Por: Simón Hernández León (@simonhdezleon)
A las y los jornaleros de San Quintín
México es un epicentro de desigualdad, violencia estructural y poder político corrupto. La clase política cada vez toma mayor distancia de la población común, convirtiendo el aparato de Estado en un espacio privilegiado para el enriquecimiento y definición de los intereses de las élites económicas. El estado mexicano posee estructuras corrompidas, más allá de las personas y de los partidos que lo ocupen.
El uso del helicóptero de la CONGUA por su titular David Korenfeld para fines personales o el caso de Hilario Ramírez “Layin”, presidente municipal “que robó poquito”, evidencian el derroche de bienes públicos como parte del quehacer político. La frivolidad y el culto a la personalidad también conforman el sistema de poder: el uso de personal de la Marina y sus veleros para las regatas privadas de Felipe Calderón o la agresión de los hijos de Ernesto Zedillo y el Estado Mayor Presidencial a la producción de la banda irlandesa U2, confirman que la élite gobernante se caracteriza por la fastuosidad y la prepotencia como expresiones de un poder megalómano.

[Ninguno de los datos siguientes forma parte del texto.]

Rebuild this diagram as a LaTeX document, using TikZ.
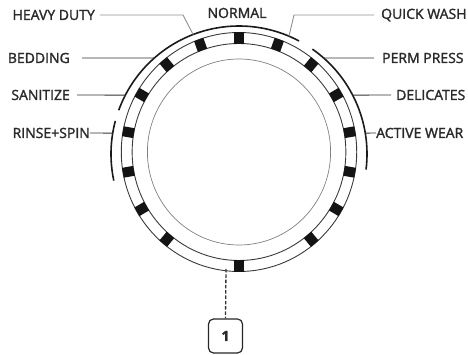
\documentclass[tikz,border=0pt]{standalone}
\usepackage{fontspec}
\setmainfont{Open Sans}[FakeBold=1.7]
\usetikzlibrary{calc}
\definecolor{txt}{HTML}{2A2A2A}
\definecolor{ringc}{HTML}{3A3A3A}
\definecolor{innerc}{HTML}{808080}
\definecolor{arcc}{HTML}{1A1A1A}
\definecolor{leadd}{HTML}{333333}
\definecolor{leadl}{HTML}{909090}
\begin{document}
\begin{tikzpicture}[x=1pt,y=1pt,
  lab/.style={inner sep=0pt, text=txt, font=\fontsize{14}{14}\selectfont},
  ringline/.style={draw=ringc, line width=0.9pt},
  innerline/.style={draw=innerc, line width=0.7pt},
  selarc/.style={draw=arcc, line width=1.6pt},
  leaddark/.style={draw=leadd, line width=0.9pt},
  leadlight/.style={draw=leadl, line width=0.9pt},
  mk/.style={fill=black!92},
  callout/.style={draw=black!85, line width=1.2pt, rounded corners=5pt, minimum width=34pt, minimum height=34pt, inner sep=0pt, font=\fontsize{14}{14}\selectfont\bfseries, text=txt}
]
\useasboundingbox (0,0) rectangle (468,355);
\coordinate (R) at (239,203);
\coordinate (A) at (239,201);
% dial
\begin{scope}[shift={(R)}, xscale=0.985]
  \draw[ringline] (0,0) circle[radius=119.5];
  \draw[ringline] (0,0) circle[radius=108.5];
  \draw[innerline] (0,0) circle[radius=93];
  \foreach \a in {90,70,50,30,10,-10,-30,-50,110,130,150,170,190,210,230,270}
    \fill[mk, rotate=\a] (108.3,-5) rectangle (119.7,5);
\end{scope}
% selector arcs
\draw[selarc] ($(A)+(160:128)$) arc[start angle=160, end angle=62, radius=128];
\draw[selarc] ($(A)+(55:128)$) arc[start angle=55, end angle=-7, radius=128];
\draw[selarc] ($(A)+(165:128)$) arc[start angle=165, end angle=192, radius=128];
% arc points for leaders
\coordinate (pHD) at ($(A)+(111:128)$);
\coordinate (pQW) at ($(A)+(67:128)$);
\coordinate (pBE) at ($(A)+(131.4:128)$);
\coordinate (pSA) at ($(A)+(152.6:128)$);
\coordinate (pRS) at ($(A)+(170.6:128)$);
\coordinate (pPP) at ($(A)+(48.6:128)$);
\coordinate (pDE) at ($(A)+(27.4:128)$);
\coordinate (pAW) at ($(A)+(9.4:128)$);
\coordinate (kHD) at (183,340);
\coordinate (kQW) at (294,340);
% labels
\node[lab, anchor=east] (hd) at (95,340) {HEAVY DUTY};
\node[lab] (no) at (237,342) {NORMAL};
\node[lab, anchor=west] (qw) at (381,340) {QUICK WASH};
\node[lab, anchor=east] (be) at (70,297) {BEDDING};
\node[lab, anchor=east] (sa) at (70,260) {SANITIZE};
\node[lab, anchor=east] (rs) at (90,222) {RINSE+SPIN};
\node[lab, anchor=west] (pp) at (382,297) {PERM PRESS};
\node[lab, anchor=west] (de) at (396,260) {DELICATES};
\node[lab, anchor=west] (aw) at (376,222) {ACTIVE WEAR};
% leaders
\draw[leadlight] ([xshift=5pt]hd.east) -- (kHD) -- (pHD);
\draw[leadlight] ([xshift=-7pt]qw.west) -- (kQW) -- (pQW);
\draw[leaddark] ([xshift=12pt]be.east) -- (pBE);
\draw[leaddark] ([xshift=7pt]sa.east) -- (pSA);
\draw[leaddark] (rs.east) -- (pRS);
\draw[leaddark] ([xshift=-8pt]pp.west) -- (pPP);
\draw[leaddark] ([xshift=-5pt]de.west) -- (pDE);
\draw[leaddark] (aw.west) -- (pAW);
% callout
\node[callout] (one) at (225.5,19) {1};
\coordinate (dstart) at (226,86);
\draw[draw=black!80, line width=1.3pt, dash pattern=on 3.5pt off 1.8pt] (dstart) -- (one.north);
\end{tikzpicture}
\end{document}
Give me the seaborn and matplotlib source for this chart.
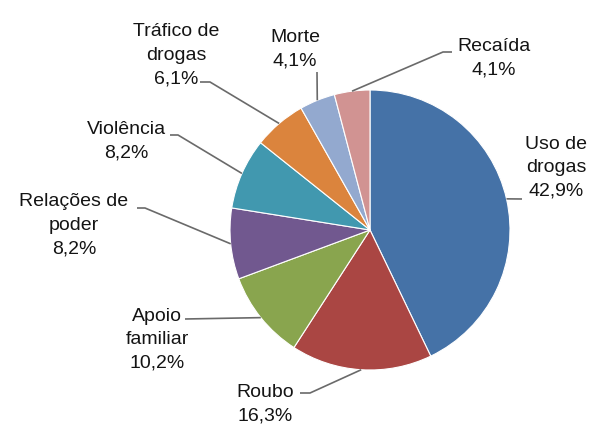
import numpy as np
import matplotlib
matplotlib.use("Agg")
import matplotlib.pyplot as plt
import seaborn as sns

# dados do gráfico
categorias = ["Uso de drogas", "Roubo", "Apoio familiar", "Relações de poder",
              "Violência", "Tráfico de drogas", "Morte", "Recaída"]
rotulos = ["Uso de\ndrogas", "Roubo", "Apoio\nfamiliar", "Relações de\npoder",
           "Violência", "Tráfico de\ndrogas", "Morte", "Recaída"]
percentuais = [42.9, 16.3, 10.2, 8.2, 8.2, 6.1, 4.1, 4.1]
cores = ["#4572A7", "#AA4643", "#89A54E", "#71588F",
         "#4198AF", "#DB843D", "#93A9CF", "#D19392"]

# layout em pixels (origem no canto superior esquerdo)
W, H = 615, 434
CENTRO = (370, 230)
RAIO = 140
POS_TEXTO = [(556, 168), (265, 404), (157, 340), (74, 225),
             (126, 141), (176, 55), (295, 49), (494, 58)]
PONTOS_LINHA = [[(522, 199)], [(310, 393), (300, 393)], [(185, 319)],
                [(145, 208), (137, 208)], [(178, 135), (170, 135)],
                [(210, 82), (200, 82)], [(317, 72)], [(443, 52), (452, 52)]]

sns.set_theme(style="white")
plt.rcParams["font.family"] = ["Liberation Sans", "DejaVu Sans"]


def py(y):
    return H - y


def main():
    fig = plt.figure(figsize=(W / 100, H / 100), dpi=100)
    ax = fig.add_axes([0, 0, 1, 1])

    wedges, _ = ax.pie(
        percentuais, colors=sns.color_palette(cores), startangle=90,
        counterclock=False, radius=RAIO, center=(CENTRO[0], py(CENTRO[1])),
        wedgeprops=dict(edgecolor="white", linewidth=0.8),
    )
    ax.set_xlim(0, W)
    ax.set_ylim(0, H)
    ax.set_aspect("equal")
    ax.axis("off")

    for w, txt, val, pos, pts in zip(wedges, rotulos, percentuais,
                                     POS_TEXTO, PONTOS_LINHA):
        ang = np.deg2rad((w.theta1 + w.theta2) / 2)
        x0 = CENTRO[0] + RAIO * np.cos(ang)
        y0 = py(CENTRO[1]) + RAIO * np.sin(ang)
        xs = [x0] + [p[0] for p in pts]
        ys = [y0] + [py(p[1]) for p in pts]
        ax.plot(xs, ys, color="#6a6a6a", lw=1.2, solid_capstyle="butt")
        ax.text(pos[0], py(pos[1]), f"{txt}\n{val:.1f}%".replace(".", ","),
                ha="center", va="center", multialignment="center",
                fontsize=14, color="#141414", linespacing=1.5)

    fig.savefig("out.png", dpi=100)
    plt.close(fig)


if __name__ == "__main__":
    main()
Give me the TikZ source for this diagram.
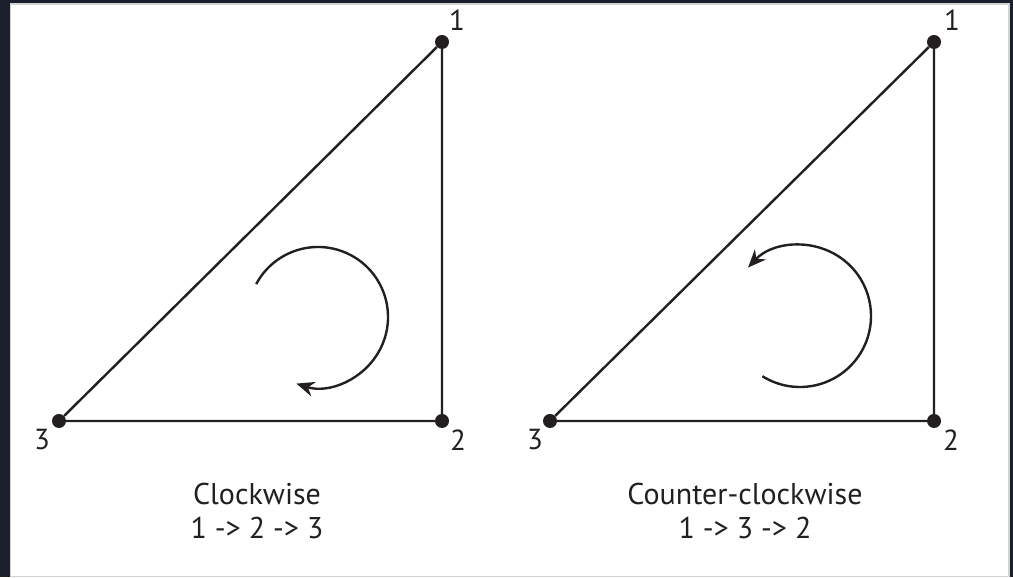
\documentclass[tikz,border=0pt]{standalone}
\usepackage{fontspec}
\setmainfont{PT Sans}
\usepackage{tikz}
\usetikzlibrary{positioning, arrows.meta}
\definecolor{framebg}{HTML}{1B1F2B}
\definecolor{ink}{HTML}{231F20}

\begin{document}
\begin{tikzpicture}[
    x=1pt, y=1pt,
    vertex/.style={circle, fill=ink, inner sep=0pt, minimum size=14pt},
    num/.style={font=\fontsize{29}{29}\selectfont, text=ink, inner sep=0pt},
    caption/.style={font=\fontsize{30}{34}\selectfont, text=ink, align=center, inner sep=0pt},
    edge/.style={draw=ink, line width=2.4pt},
    turn/.style={draw=ink, line width=2.4pt, -{Stealth[length=18pt, width=15pt]}}
]
% frame
\fill[framebg] (0,0) rectangle (1013,577);
\filldraw[fill=white, draw=gray!35, line width=1.5pt] (10.5,0.5) rectangle (1009,573);
\useasboundingbox (0,0) rectangle (1013,577);

% clockwise
\node[vertex] (l1) at (442,535) {};
\node[vertex] (l2) at (442,156) {};
\node[vertex] (l3) at (59,156) {};
\node[num] at (457,557) {1};
\node[num] at (458,137) {2};
\node[num] at (42,137) {3};
\draw[edge] (l1) -- (l2) -- (l3) -- (l1);
\draw[turn] (318,260) ++(152:70) arc[start angle=152, end angle=-108, radius=70];
\node[caption] (cw) at (257,66) {Clockwise\\1 -> 2 -> 3};

% counter-clockwise
\node[vertex] (r1) at (934,535) {};
\node[vertex] (r2) at (934,156) {};
\node[vertex] (r3) at (550,156) {};
\node[num] at (952,557) {1};
\node[num] at (951,137) {2};
\node[num] at (535,137) {3};
\draw[edge] (r1) -- (r2) -- (r3) -- (r1);
\draw[turn] (800,261) ++(-122:71) arc[start angle=-122, end angle=137, radius=71];
\node[caption] (ccw) at (745,66) {Counter-clockwise\\1 -> 3 -> 2};
\end{tikzpicture}
\end{document}
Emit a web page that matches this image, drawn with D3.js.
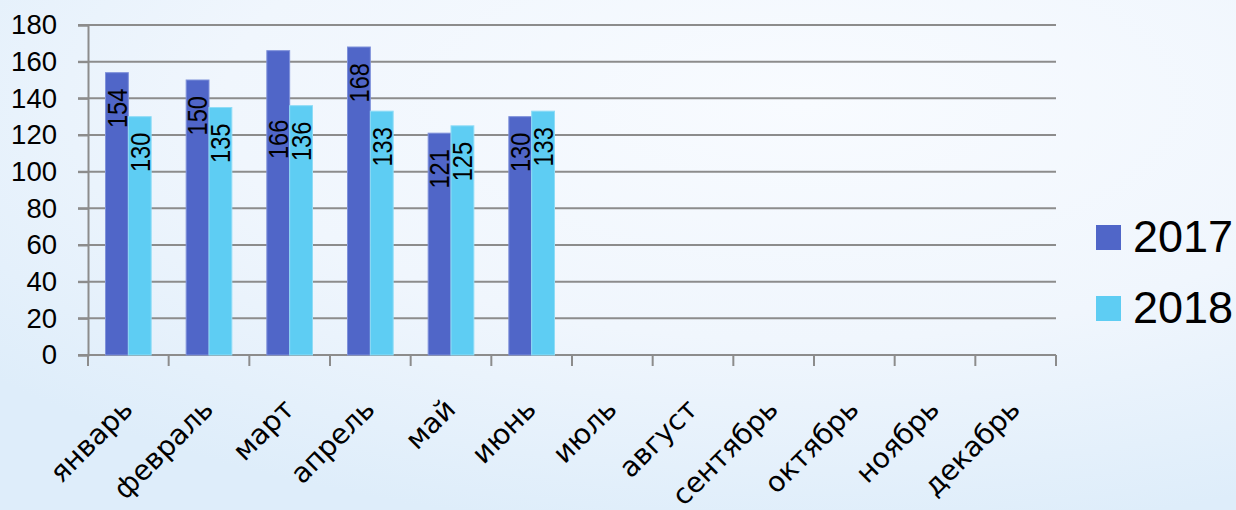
<!DOCTYPE html>
<html><head><meta charset="utf-8">
<script src="https://cdn.jsdelivr.net/npm/d3@7"></script>
<style>
html,body{margin:0;padding:0;}
body{width:1236px;height:510px;overflow:hidden;}
</style>
</head><body>
<svg id="c" width="1236" height="510"></svg>
<script>
const months = ["январь","февраль","март","апрель","май","июнь","июль","август","сентябрь","октябрь","ноябрь","декабрь"];
const seriesNames = ["2017","2018"];
const values2017 = [154,150,166,168,121,130,null,null,null,null,null,null];
const values2018 = [130,135,136,133,125,133,null,null,null,null,null,null];
const yTicks = [0,20,40,60,80,100,120,140,160,180];
const colors = ["#5066c8","#5ecdf3"];
// manual label nudge (px, downward) for overlapping label
const labelNudge = {"март|2017": 53};

(function(){
const svg = d3.select("#c");
const defs = svg.append("defs");
const g0 = defs.append("radialGradient").attr("id","bg").attr("cx","65%").attr("cy","20%").attr("r","85%");
g0.append("stop").attr("offset","0%").attr("stop-color","#f8fbff");
g0.append("stop").attr("offset","55%").attr("stop-color","#f0f6fd");
g0.append("stop").attr("offset","100%").attr("stop-color","#deedfa");
svg.append("rect").attr("width",1236).attr("height",510).attr("fill","url(#bg)");

const pl=88, pr=1056, pt=25, pb=355;
const x = d3.scaleBand().domain(months).range([pl,pr]).paddingInner(0.434).paddingOuter(0.217);
const xs = d3.scaleBand().domain(seriesNames).range([0,x.bandwidth()]);
const y = d3.scaleLinear().domain([0,180]).range([pb,pt]);

const grid = svg.append("g");
grid.selectAll("line").data(yTicks).join("line")
  .attr("x1",pl-10).attr("x2",pr)
  .attr("y1",d=>y(d)).attr("y2",d=>y(d))
  .attr("stroke","#8c8c8c").attr("stroke-width",2);

const yAxis = svg.append("g").attr("transform",`translate(${pl},0)`)
  .call(d3.axisLeft(y).tickValues(yTicks).tickSize(10).tickPadding(21));
yAxis.select(".domain").attr("stroke","#8c8c8c").attr("stroke-width",2);
yAxis.selectAll(".tick line").attr("stroke","#8c8c8c").attr("stroke-width",2);
yAxis.selectAll("text").attr("font-family","'Liberation Sans', Arial, sans-serif").attr("font-size",27.5).attr("fill","#000");

const step = x.step();
const boundaries = d3.range(months.length+1).map(i=>pl+i*step);
svg.append("g").selectAll("line").data(boundaries).join("line")
  .attr("x1",d=>d).attr("x2",d=>d).attr("y1",pb).attr("y2",pb+11)
  .attr("stroke","#8c8c8c").attr("stroke-width",2);
svg.append("line").attr("x1",pl).attr("x2",pr).attr("y1",pb).attr("y2",pb)
  .attr("stroke","#8c8c8c").attr("stroke-width",2);

const data = [];
months.forEach((m,i)=>{
  [values2017[i],values2018[i]].forEach((v,j)=>{ if(v!=null) data.push({m, s:seriesNames[j], v, j}); });
});
const bars = svg.append("g");
bars.selectAll("rect").data(data).join("rect")
  .attr("x",d=>x(d.m)+xs(d.s)).attr("width",xs.bandwidth())
  .attr("y",d=>y(d.v)).attr("height",d=>y(0)-y(d.v))
  .attr("fill",d=>colors[d.j])
  .attr("stroke",d=>d.j===0?"#7f91da":"#8fdcf6").attr("stroke-width",1);

bars.selectAll("text").data(data).join("text")
  .attr("transform",d=>{
    const cx = x(d.m)+xs(d.s)+xs.bandwidth()/2;
    const cy = y(d.v)+16+(labelNudge[d.m+"|"+d.s]||0);
    return `translate(${cx},${cy}) rotate(-90) scale(0.86,1)`;
  })
  .attr("text-anchor","end").attr("dy","0.36em")
  .attr("font-family","'Liberation Sans', Arial, sans-serif")
  .attr("font-size",27.5).attr("fill","#000")
  .text(d=>d.v);

svg.append("g").selectAll("text").data(months).join("text")
  .attr("transform",d=>`translate(${x(d)+x.bandwidth()/2+6},${411}) rotate(-45)`)
  .attr("text-anchor","end")
  .attr("font-family","'DejaVu Sans', sans-serif")
  .attr("font-size",28).attr("fill","#000")
  .text(d=>d);

const leg = svg.append("g");
seriesNames.forEach((s,i)=>{
  const yy = 225 + i*71;
  leg.append("rect").attr("x",1096).attr("y",yy).attr("width",25).attr("height",25).attr("fill",colors[i]);
  leg.append("text").attr("x",1133).attr("y",yy+27)
    .attr("font-family","'Liberation Sans', Arial, sans-serif").attr("font-size",45).attr("fill","#000").text(s);
});
})();
</script>
</body></html>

Además, el Estado ha sido empleado como administrador de los intereses de reducidas élites económicas convirtiendo a los funcionarios en meros gestores de intereses privados. Por ejemplo, Grupo Higa se ha consolidado bajo el compadrazgo de sus dueños con Enrique Peña, obteniendo multimillonarios contratos, primero en el estado de México y luego a nivel Federal, en un país en el que opera sistemáticamente el tráfico de influencias bajo una apariencia formal de legalidad.
El autoritarismo y la impunidad también dan forman a estructuras delincuenciales en el Estado. La operación de una banda trasnacional de robo de automóviles por Miguel Nassar Haro y agentes de la extinta DFS, la existencia de presidentes municipales como José Luis Abarca Velásquez, o de narcogenerales como José de Jesús Gutiérrez Rebollo, confirman la penetración y fusión de expresiones ilegales del crimen organizado con el ámbito público.
Se conforma así una casta gobernante que al margen de la ideología, partido político o rango al interior del Estado aprovecha que el 70% del gasto corriente es destinado a salarios. Esto se agrava en un país marcado por la extrema desigualdad. Según la CEPAL, la concentración de ingreso hace de México uno de los países más desiguales de Latinoamérica, situación indignante cuando la función pública es altamente remunerada, pero además se utiliza para el enriquecimiento personal y de las élites del país.
La alta burocracia es la que mayores beneficios obtienen del sistema. Por ejemplo, un ministro o ministra de la Suprema Corte de Justicia percibe, según cifras oficiales, más de 10 mil pesos al día. En perspectiva, un jornalero de San Quintín, Baja California, situado en una realidad de explotación laboral sistémica y en condiciones de semiesclavitud al laborar jornadas de 12 horas por 100 pesos el día, requería trabajar más de siete años de forma ininterrumpida para obtener el ingreso mensual de un Ministro de la Corte.
El viaje de Enrique Peña Nieto a Inglaterra evidencia la frontera difusa entre lo público y privado y condensa esta forma de ejercicio del poder que fusiona los intereses personales de quienes gobiernan y los de los grandes capitales, así como el abandono de la dimensión popular en la actuación política. El supuesto viaje de Estado pasó a ser una gira de publicidad sobre las reformas estructurales para el empresariado británico y vacaciones pagadas para el entorno familiar de Enrique Peña y de Angélica Rivera, todo a cargo del erario público.
Debemos recuperar el campo político y devolverlo a su función originaria y único elemento de legitimidad de su existencia: la de la satisfacción de los intereses de las mayorías. Recuperar la política implica reformular la democracia y construir un “poder obediencial” que busque la realización de los derechos humanos de las mayorías como presupuesto indispensable para la convivencia social y como rectores de la conducta pública.